I think we all get the idea of what a “By-Pass” is, whether it’s a by-pass road to divert traffic around a city, or a heart by-pass operation to channel blood supply around a restricted artery. So what does a By-Pass Diode do in a solar panel? Obviously it must divert something around something, but what, why, and how?
Right away, let’s quell the myth that By-Pass Diodes are there primarily to improve performance under shaded conditions.
Although some specialized large panels may incorporate a number of By-Pass Diodes in an attempt to mitigate some effects of total shading, that is not their primary purpose. They are there as a safety device to prevent heat damage to cells if those cells become completely covered by something opaque, therefore blocking all light getting to the cell or a group of cells. Under totally shaded conditions, silicon solar cells will actually absorb power from the other cells on the same circuit and, if the power is high enough, the cell can burn through the substrate and even cause a fire.
A diode in its basic form is essentially a one-way valve for electrical current. We connect a diode across a group of cells in a solar panel to form a by-pass path around those cells, and arrange it so that in normal operation the by-pass path is blocked.
Then, if one or a number of cells gets completely covered, the diode unblocks the connection and diverts current around the group of cells being protected. This way, although the covered cells will still absorb power from other cells in the group through their now isolated electrical circuit, they can’t absorb power from other cell groups in the panel or from other panels connected in series.
By limiting the number of cells affected by the shading in this way, we can limit the power absorption in the shaded cell(s) to ensure that it is not at a high enough level to cause excessive heating and cell burning.
The illustration above shows a solar panel with three By-Pass Diodes. The shaded cell is blocking the chain and restricting the output at the positive connection, causing the associated By-Pass Diode to “switch on” and allow the current to by-pass the shaded section.
The marine solar panels we offer utilize two By-Pass Diodes for each panel from 50 watts up to 160 watts (the Panasonic residential/commercial 330 watt panel has four). Effectively, each panel is electrically split into two halves, with a By-Pass Diode protecting each half.

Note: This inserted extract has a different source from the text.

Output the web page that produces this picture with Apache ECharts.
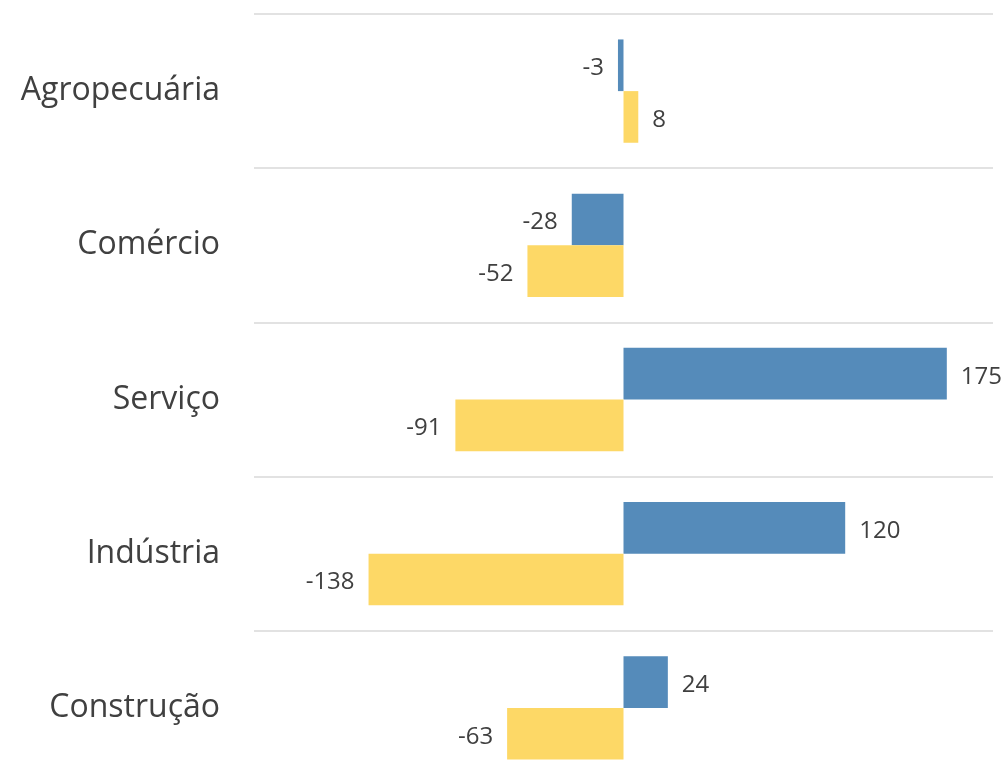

That way, if any of the cells get completely covered, the By-Pass Diode protecting that half of the panel “switches” itself on and isolates that half of the panel, leaving the other half unaffected. Note that the cells will still produce voltage even with very heavy shading, although current may be non-existent. It is only when light to the cell is completely blocked, i.e. something laying on the surface of the panel, that the voltage is reduced to zero, and that is when the By-Pass Diodes come into play.
Solara Power M and Standard series panels have By-Pass Diodes, referred to as “Hot-Spot Preventers”, mounted in an external Diode Box. This must be mounted in a dry location somewhere between the panel and the solar controller, and can be easily replaced if the diodes fail due to lightning damage. The Solara Diode Box also contains a Blocking Diode that can be utilized in a parallel-wired installation.
Solbian flexible panels have the two By-Pass Diodes embedded into the surface of the panel itself. There are some lower-cost flexible panels from other manufacturers that I’ve seen that appear to have only a single By-Pass Diode across the entire panel, and that may account for some of the burnt-cell damage we have seen with some of those panels.